De la nueva ley, aspectos como el perfil de salida (lo que tiene que saber todo el alumnado de España al finalizar la enseñanza obligatoria), la idea, rescatada de la LOGSE, de que cada centro concrete su currículo o la organización generalizada por ámbitos en vez de por áreas o materias no han terminado de cuajar. Pero eso no debe extrañarnos: cada vez que una ley educativa pretende modernizar el sistema educativo, los sectores más conservadores se llevan las manos a la cabeza, ejerciendo una oposición torticera sin dar alternativas realistas a cambio.
Las promesas de cambio profundo se han topado con la dura roca de la inercia y la resistencia sistémica. Quizás, nos equivocamos los que llegamos a pensar que una ley, por sí sola, tiene el poder de transformar la cultura de un sistema educativo. Honestamente, creo que ni esta ni otras leyes nacieron para eso.

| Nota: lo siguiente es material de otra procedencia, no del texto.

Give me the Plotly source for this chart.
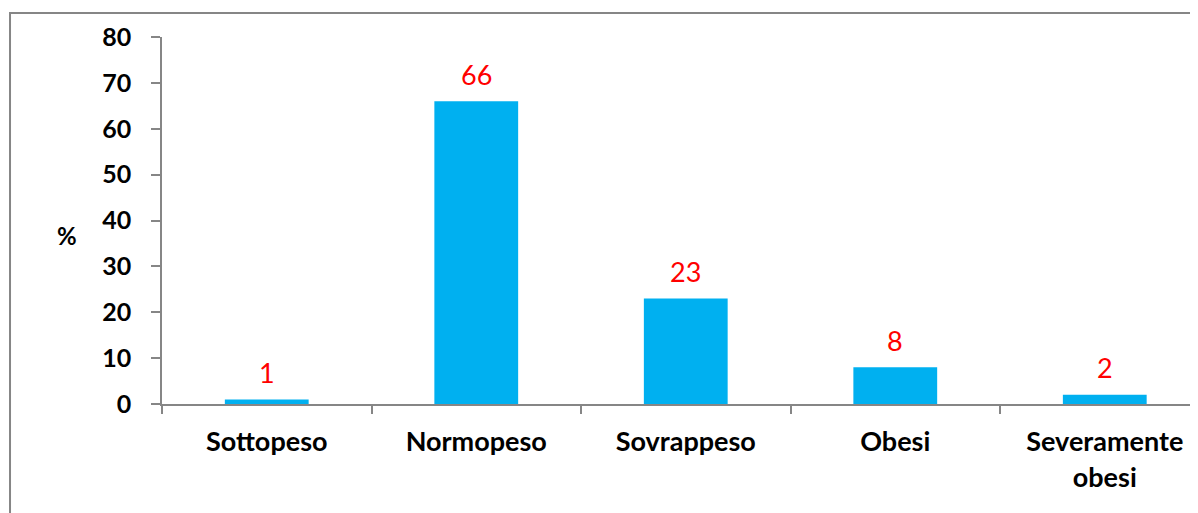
import plotly.graph_objects as go

categories = ["Sottopeso", "Normopeso", "Sovrappeso", "Obesi", "Severamente<br>obesi"]
values = [1, 66, 23, 8, 2]
y_ticks = [0, 10, 20, 30, 40, 50, 60, 70, 80]

BAR_COLOR = "#00B0F0"
AXIS_COLOR = "#868686"
FONT = "Lato, Carlito, 'Open Sans', sans-serif"

fig = go.Figure(go.Bar(
    x=categories,
    y=values,
    marker=dict(color=BAR_COLOR, line=dict(width=0)),
    width=0.4,
    hoverinfo="skip",
))

# red value labels above bars
for c, v in zip(categories, values):
    fig.add_annotation(
        x=c, y=v, text=str(v), showarrow=False,
        yanchor="middle", yshift=27,
        font=dict(family=FONT, size=27, color="#FF0000"),
    )

# "%" axis label, horizontal
fig.add_annotation(
    xref="paper", yref="paper", x=-0.1035, y=0.46,
    text="<b>%</b>", showarrow=False,
    font=dict(family=FONT, size=24, color="black"),
)

# chart area border
fig.add_shape(
    type="rect", xref="paper", yref="paper",
    x0=-0.1467, x1=1.05, y0=-0.5, y1=1.0654,
    line=dict(color=AXIS_COLOR, width=2),
    fillcolor="rgba(0,0,0,0)", layer="below",
)

# page body has an 8px margin, so the margins are shifted by that amount
fig.update_layout(
    width=1198, height=513,
    margin=dict(l=154, r=8, t=29, b=117),
    paper_bgcolor="white", plot_bgcolor="white",
    showlegend=False,
    font=dict(family=FONT, color="black"),
    bargap=0.6,
)
fig.update_xaxes(
    range=[-0.5, 4.445], automargin=False,
    showline=True, linecolor=AXIS_COLOR, linewidth=2,
    ticks="outside", tickson="boundaries", ticklen=8,
    tickcolor=AXIS_COLOR, tickwidth=1.5,
    ticklabelstandoff=13,
    tickfont=dict(family=FONT, size=27, color="black", weight="bold"),
    showgrid=False, zeroline=False,
)
fig.update_yaxes(
    range=[0, 80], tickvals=y_ticks, automargin=False,
    showline=True, linecolor=AXIS_COLOR, linewidth=1.5,
    ticks="outside", ticklen=9, tickcolor=AXIS_COLOR, tickwidth=1.5,
    ticklabelstandoff=15,
    tickfont=dict(family=FONT, size=25, color="black", weight="bold"),
    showgrid=False, zeroline=False,
)

fig.write_html("out.html")
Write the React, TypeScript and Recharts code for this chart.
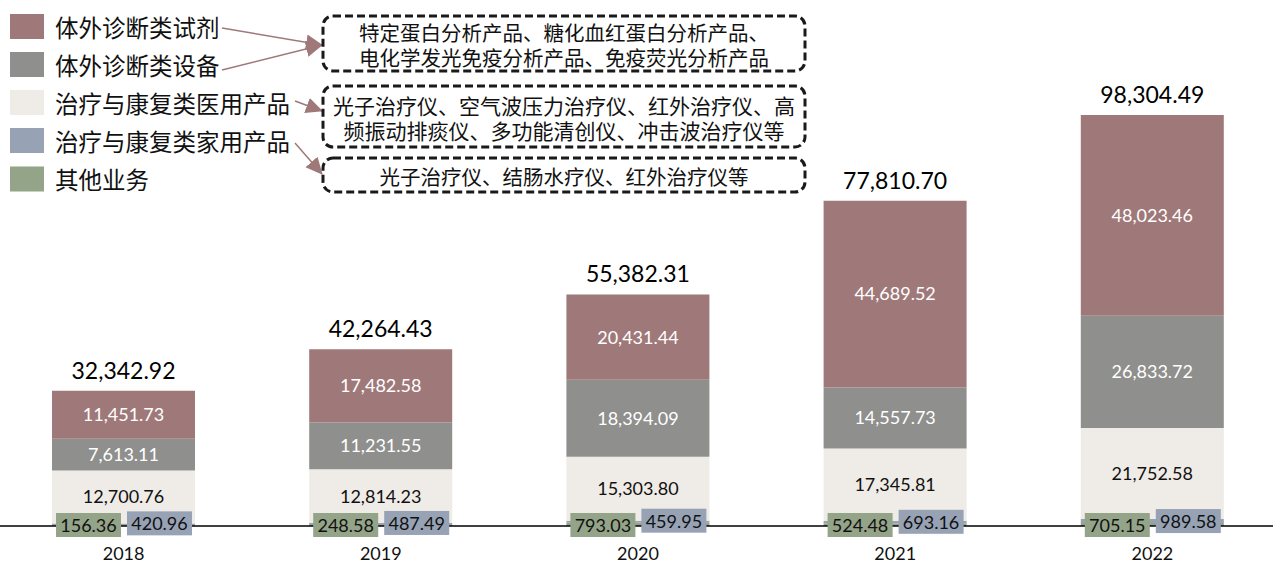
import { BarChart, Bar, XAxis, YAxis, LabelList } from 'recharts';

const years = ['2018', '2019', '2020', '2021', '2022'];
const otherBiz = [156.36, 248.58, 793.03, 524.48, 705.15];
const homeTherapy = [420.96, 487.49, 459.95, 693.16, 989.58];
const medTherapy = [12700.76, 12814.23, 15303.8, 17345.81, 21752.58];
const ivdDevice = [7613.11, 11231.55, 18394.09, 14557.73, 26833.72];
const ivdReagent = [11451.73, 17482.58, 20431.44, 44689.52, 48023.46];

const legendItems = [
  { name: '体外诊断类试剂', color: '#9F7979' },
  { name: '体外诊断类设备', color: '#8F8F8D' },
  { name: '治疗与康复类医用产品', color: '#EFEBE6' },
  { name: '治疗与康复类家用产品', color: '#97A3B5' },
  { name: '其他业务', color: '#94A488' },
];

const notes = [
  ['特定蛋白分析产品、糖化血红蛋白分析产品、', '电化学发光免疫分析产品、免疫荧光分析产品'],
  ['光子治疗仪、空气波压力治疗仪、红外治疗仪、高', '频振动排痰仪、多功能清创仪、冲击波治疗仪等'],
  ['光子治疗仪、结肠水疗仪、红外治疗仪等'],
];

const data = years.map((year, i) => ({
  year,
  otherBiz: otherBiz[i],
  homeTherapy: homeTherapy[i],
  medTherapy: medTherapy[i],
  ivdDevice: ivdDevice[i],
  ivdReagent: ivdReagent[i],
  total: otherBiz[i] + homeTherapy[i] + medTherapy[i] + ivdDevice[i] + ivdReagent[i],
}));

const fmt = (v: any) =>
  Number(v).toLocaleString('en-US', { minimumFractionDigits: 2, maximumFractionDigits: 2 });

const NUM_FONT = 'Lato, "Open Sans", sans-serif';
const CJK_FONT = '"Noto Sans CJK SC", sans-serif';

function BoxLabel(props: any, fill: string, dx: number, dy: number) {
  const { x, y, height, value } = props;
  const bottom = Number(y) + Number(height);
  return (
    <g>
      <rect x={Number(x) + dx} y={bottom + dy} width={65} height={24} fill={fill} />
      <text
        x={Number(x) + dx + 32.5}
        y={bottom + dy + 12}
        textAnchor="middle"
        dominantBaseline="central"
        fontFamily={NUM_FONT}
        fontSize={18}
        fill="#111"
      >
        {fmt(value)}
      </text>
    </g>
  );
}

function TotalLabel(props: any) {
  const { x, y, width, value } = props;
  return (
    <text
      x={Number(x) + Number(width) / 2}
      y={Number(y) - 12}
      textAnchor="middle"
      fontFamily={NUM_FONT}
      fontSize={23}
      fill="#000"
    >
      {fmt(value)}
    </text>
  );
}

function YearTick(props: any) {
  const { x, y, payload } = props;
  return (
    <text x={x} y={Number(y) + 34} textAnchor="middle" fontFamily={NUM_FONT} fontSize={18} fill="#111">
      {payload.value}
    </text>
  );
}

function Annotations() {
  const arrowColor = '#9F7979';
  const rows = [26.5, 64.5, 102.5, 140.5, 179];
  const boxes = [
    { y: 16, h: 55, lines: [31.5, 57] },
    { y: 86, h: 61, lines: [104.5, 130] },
    { y: 158, h: 34, lines: [176] },
  ];
  const arrows = [
    [222, 28, 322, 45],
    [222, 70, 322, 45],
    [295, 101, 322, 111],
    [295, 143, 322, 174],
  ];
  return (
    <svg width={1273} height={563} style={{ position: 'absolute', left: 0, top: 0, pointerEvents: 'none' }}>
      <defs>
        <marker id="ah" markerUnits="userSpaceOnUse" markerWidth={18} markerHeight={18} refX={16} refY={9} orient="auto">
          <path d="M0,1 L17,9 L0,17 Z" fill={arrowColor} />
        </marker>
      </defs>
      {legendItems.map((it, i) => (
        <g key={it.name}>
          <rect x={10} y={rows[i] - 12.5} width={34} height={25} fill={it.color} />
          <text x={55} y={rows[i]} dominantBaseline="central" fontFamily={CJK_FONT} fontSize={23.5} fill="#111">
            {it.name}
          </text>
        </g>
      ))}
      {arrows.map((a, i) => (
        <line key={i} x1={a[0]} y1={a[1]} x2={a[2]} y2={a[3]} stroke={arrowColor} strokeWidth={1.5} markerEnd="url(#ah)" />
      ))}
      {boxes.map((b, i) => (
        <g key={i}>
          <rect x={323} y={b.y} width={482} height={b.h} rx={10} fill="none" stroke="#1a1a1a" strokeWidth={3} strokeDasharray="8 4" />
          {notes[i].map((t, j) => (
            <text
              key={j}
              x={564}
              y={b.lines[j]}
              textAnchor="middle"
              dominantBaseline="central"
              fontFamily={CJK_FONT}
              fontSize={i === 1 ? 21 : 20.5}
              fill="#111"
            >
              {t}
            </text>
          ))}
        </g>
      ))}
    </svg>
  );
}

export default function App() {
  return (
    <div style={{ position: 'absolute', left: 0, top: 0, width: 1273, height: 563, overflow: 'hidden', background: '#fff' }}>
      <div style={{ position: 'absolute', left: -5, top: 0 }}>
        <BarChart width={1286} height={563} data={data} margin={{ top: 0, right: 0, bottom: 0, left: 0 }} barSize={143}>
          <XAxis
            dataKey="year"
            height={37}
            tickLine={false}
            tickSize={0}
            tickMargin={0}
            axisLine={{ stroke: '#000', strokeWidth: 1.5 }}
            tick={<YearTick />}
          />
          <YAxis hide domain={[0, 125810]} allowDataOverflow />
          <Bar dataKey="otherBiz" stackId="a" fill="#94A488" isAnimationActive={false}>
            <LabelList dataKey="otherBiz" content={(p: any) => BoxLabel(p, '#94A488', 4, -13)} />
          </Bar>
          <Bar dataKey="homeTherapy" stackId="a" fill="#97A3B5" isAnimationActive={false}>
            <LabelList dataKey="homeTherapy" content={(p: any) => BoxLabel(p, '#97A3B5', 75, -14)} />
          </Bar>
          <Bar dataKey="medTherapy" stackId="a" fill="#EFEBE6" isAnimationActive={false}>
            <LabelList dataKey="medTherapy" position="center" formatter={fmt} fill="#111" fontSize={18} fontFamily={NUM_FONT} />
          </Bar>
          <Bar dataKey="ivdDevice" stackId="a" fill="#8F8F8D" isAnimationActive={false}>
            <LabelList dataKey="ivdDevice" position="center" formatter={fmt} fill="#fff" fontSize={18} fontFamily={NUM_FONT} />
          </Bar>
          <Bar dataKey="ivdReagent" stackId="a" fill="#9F7979" isAnimationActive={false}>
            <LabelList dataKey="ivdReagent" position="center" formatter={fmt} fill="#fff" fontSize={18} fontFamily={NUM_FONT} />
            <LabelList dataKey="total" content={<TotalLabel />} />
          </Bar>
        </BarChart>
      </div>
      <Annotations />
    </div>
  );
}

Ha habido avances, sin embargo. En el análisis de éstos, es digno de destacar la capacidad de adaptación del profesorado y de los centros que han sido rigurosos en su trabajo a pesar de que las ratios sigan siendo altas y de que el alumnado cada vez presenta mayor complejidad. Todo un ejemplo de servicio público. Eso me demuestra que, legisle quien legisle, los que entendemos la escuela como un espacio para la posibilidad siempre pensaremos que no todo está perdido. Somos muchos los que creemos que es en las aulas, y no en el papel, donde empieza todo viaje hacia la esperanza, el que va más allá de cualquier ley. Al menos yo, me quedo con eso.